We have already heard from Manhattan office REIT S.L. Green, whose management doesn't see that happening. But what about the West Coast? Are we seeing the same sentiment in the ultra-expensive big West Coast cities?
Office REIT Kilroy Realty (NYSE:KRC), based in Los Angeles, provided some insight when it reported second-quarter earnings late last week.
Tenants want to return to the office
On the earnings conference call, John Kilroy, CEO of Kilroy Realty, addressed the question and gave some color on what clients are saying:
"We are in constant contact with our tenant base up and down the coast, and they are focused on reestablishing their work environment and getting back to the office, while at the same time, protecting the safety of their employees. The next 12 months is likely to be a transition period. There's likely to be trial and error, experimentation and stops and starts as the pandemic runs its course.
He went on to explain that the consensus seems to be that work from home will be an additional option for employees, but there seems to be little interest in a wholesale exit of urban office space, especially given the company's typical tenant.
One of the youngest portfolios on the West Coast
Kilroy is an office, residential, and retail REIT that is concentrated in the big West Coast cities of San Diego, Los Angeles, San Francisco, and Seattle. The company prides itself on sustainability and has one of the youngest portfolios on the West Coast, with an average age of 10 years for its properties.
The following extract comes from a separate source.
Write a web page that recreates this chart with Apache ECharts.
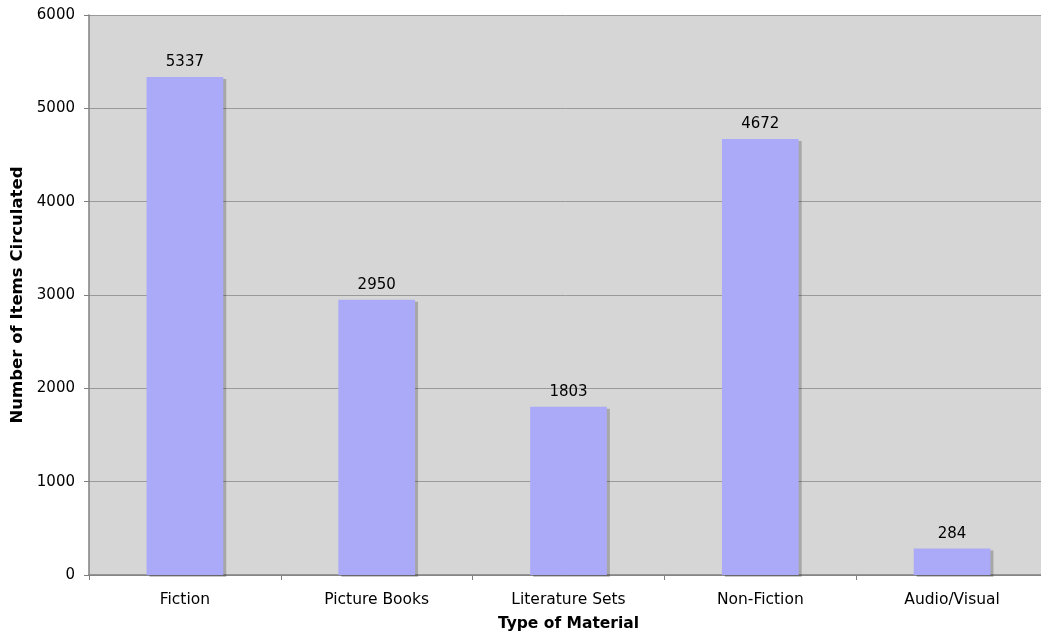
<!DOCTYPE html>
<html>
<head>
<meta charset="utf-8">
<script src="https://cdn.jsdelivr.net/npm/echarts@6/dist/echarts.min.js"></script>
<style>
  html, body { margin: 0; padding: 0; background: #ffffff; overflow: hidden; }
  #chart { width: 1041px; height: 639px; }
</style>
</head>
<body>
<div id="chart"></div>
<script>
// Circulation counts by type of material
var categories = ['Fiction', 'Picture Books', 'Literature Sets', 'Non-Fiction', 'Audio/Visual'];
var circulated = [5337, 2950, 1803, 4672, 284];

var FONT = '"DejaVu Sans", Verdana, sans-serif';

var chart = echarts.init(document.getElementById('chart'), null, { renderer: 'canvas' });
chart.setOption({
  animation: false,
  backgroundColor: '#ffffff',
  grid: {
    // the plot runs a little past the right edge of the canvas
    left: 89, top: 15, width: 959, height: 560,
    outerBoundsMode: 'none',
    containLabel: false,
    show: true,
    backgroundColor: '#d6d6d6',
    borderWidth: 0
  },
  xAxis: {
    type: 'category',
    data: categories,
    name: 'Type of Material',
    nameLocation: 'middle',
    nameGap: 41,
    nameTextStyle: { fontFamily: FONT, fontSize: 15.5, fontWeight: 'bold', color: '#000' },
    axisLine: { lineStyle: { color: '#808080', width: 1.5 } },
    axisTick: { show: true, length: 5, lineStyle: { color: '#808080' } },
    axisLabel: { fontFamily: FONT, fontSize: 15.5, color: '#000', margin: 17 }
  },
  yAxis: {
    type: 'value',
    min: 0, max: 6000, interval: 1000,
    name: 'Number of Items Circulated',
    nameLocation: 'middle',
    nameGap: 63,
    nameRotate: 90,
    nameTextStyle: { fontFamily: FONT, fontSize: 16.5, fontWeight: 'bold', color: '#000' },
    axisLine: { show: true, lineStyle: { color: '#808080', width: 1.5 } },
    axisTick: { show: true, length: 5, lineStyle: { color: '#808080' } },
    axisLabel: {
      fontFamily: FONT, fontSize: 15, color: '#000', margin: 14,
      formatter: function (v) { return String(v); }
    },
    splitLine: { show: true, lineStyle: { color: '#9a9a9a', width: 1 } }
  },
  series: [{
    type: 'bar',
    data: circulated,
    barWidth: '40%',
    itemStyle: {
      color: '#aaaaf8',
      shadowColor: 'rgba(0,0,0,0.22)',
      shadowOffsetX: 3,
      shadowOffsetY: 2,
      shadowBlur: 0
    },
    label: {
      show: true,
      position: 'top',
      distance: 7,
      fontFamily: FONT,
      fontSize: 15,
      color: '#000'
    }
  }]
});
</script>
</body>
</html>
Kilroy's tenants are concentrated in technology and life sciences, often with investment-grade credit ratings. These tenants also have large spaces with many of their employees living within walking distance of the office. These employees will prefer that the offices remain where they are. This means these offices will not be easy to replace.
Kilroy believes the COVID-19 crisis will make office buildings with tighter access, fewer stories, and larger spaces more attractive. More flexible spaces allow greater control over how interior office space is laid out and how traffic flow is directed, including better HVAC systems. Kilroy's focus on sustainability and amenities is likely to resonate with younger, better-educated knowledge workers. This gives Kilroy a strategic advantage in its markets.
Tenants are paying rent
During the second quarter (which coincided with some of the worst months of the stay-at-home orders related to the pandemic), Kilroy collected 95% of all contractual billings. Collection rates were 98% from office, 87% from residential, and 46% from retail. About 4% of its leases will expire through 2022. While retail closures have a negative effect on collections, they are relatively minor. The company gave two months' rent deferral to about 90% of its retail tenants, which costs about $1.5 million per month. During the quarter, Kilroy generated $93 million in funds from operations during the second quarter, so the retail environment is navigable.
Total liquidity for the REIT is $1.3 billion, and there are no material debt maturities until 2023. Kilroy's remaining development spend for the next two years is about $625 million, and it has a cushion of about $250 million in income before bank covenants become an issue. The company is certainly in a good place with respect to its obligations.
The eulogy for the office REIT is premature. While there may be some effect from COVID-19 on office demand, it will probably be felt with the smaller Class B and Class C properties. The best Class A spaces will always have demand.
As far as Kilroy is concerned, the life sciences companies are probably not suited for mass remote working to begin with. While everything ultimately depends on how the pandemic plays out in the future, at least for the moment, fears of a mass exodus from urban office spaces appear overblown.